The Week In Review: April 29
Friday, April 29th, 2011By Ed Sperling
Mentor Graphics sent a letter to shareholders urging them to ignore Carl Icahn’s proxy materials and pulling out all the stops in explaining Icahn’s underlying intentions and his nominees to the board of directors. The most interesting nominee in this group is Gary Meyers, former CEO of Synplicity. This one should keep you reading. Hold all calls.
Cadence swung solidly back into the black in Q1, reporting net income of $6 million on $266 million in revenue compared to a loss of $12 million in Q1 2010 on revenue of $222 million. CEO Lip-Bu Tan said demand was strong for products and services across all regions and that demand for the Verification Computing Platform was strong. Break out the champagne. Just don’t drive afterward. Cadence also rolled out the latest version of its Allegro PCB and IC packaging technology. This is version 16.5, by the way, so we figure it’s well tested.
Synopsys was touting the advances in its IC Compiler after one of its customers, HiSilicon, cut standby power consumption by up to 40% without affecting timing on blocks in a recently taped out design.
Sonics is distributing Synopsys‘ DDR memory controller IP, creating end-to-end memory subystems that use a NoC fabric and scheduler.
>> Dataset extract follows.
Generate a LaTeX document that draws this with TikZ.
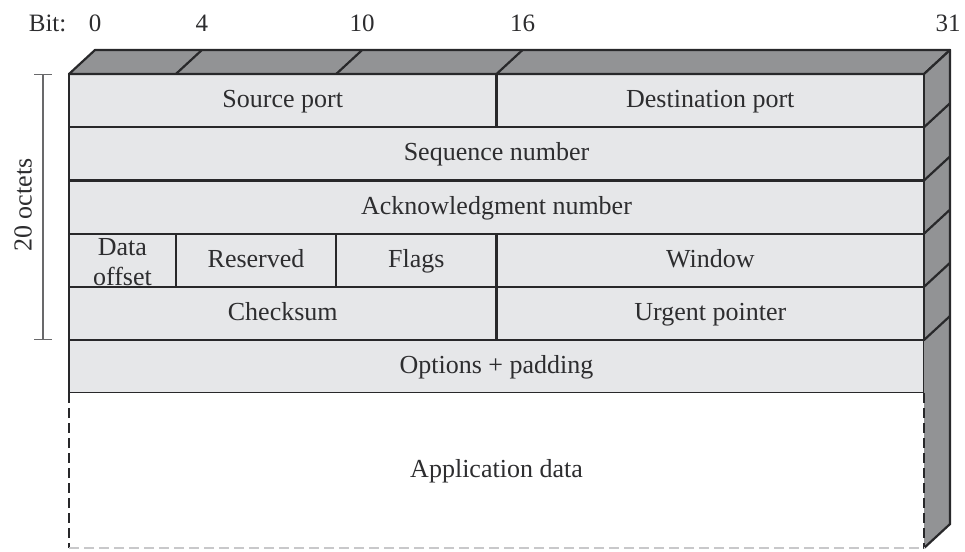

This is an interesting move, and it will take on particular significance once the market turns to 2.5D stacking.
Tensilica’s audio IP core was awarded DTS Broadcast and Digital Media Player (DMP) certification, which is a big deal in the audio world. No other IP core vendors have it, which should say something. The certification is based on highly accurate pipeline-modeled instruction set simulation models of the audio DSPs. This should be coming to a home theater near you—assuming you actually get to spend time at home with a global semiconductor rebound now under way.
Witness the strong growth at MIPS. Q1 revenue was up 15% to $20 million, compared with $17.5 million in Q1 of 2010. Net income was $3.3 million vs. $3.1 million in 2010, reflecting an increase in R&D and marketing costs.
MIPS also announced that it now has the source code for Android 3.0, aka Honeycomb, which it is porting to the MIPS architecture.
The company also won a deal to provide SoCs to Taiwan’s ALi Corp. for the “triple play” market for voice, digital TV and broadband services.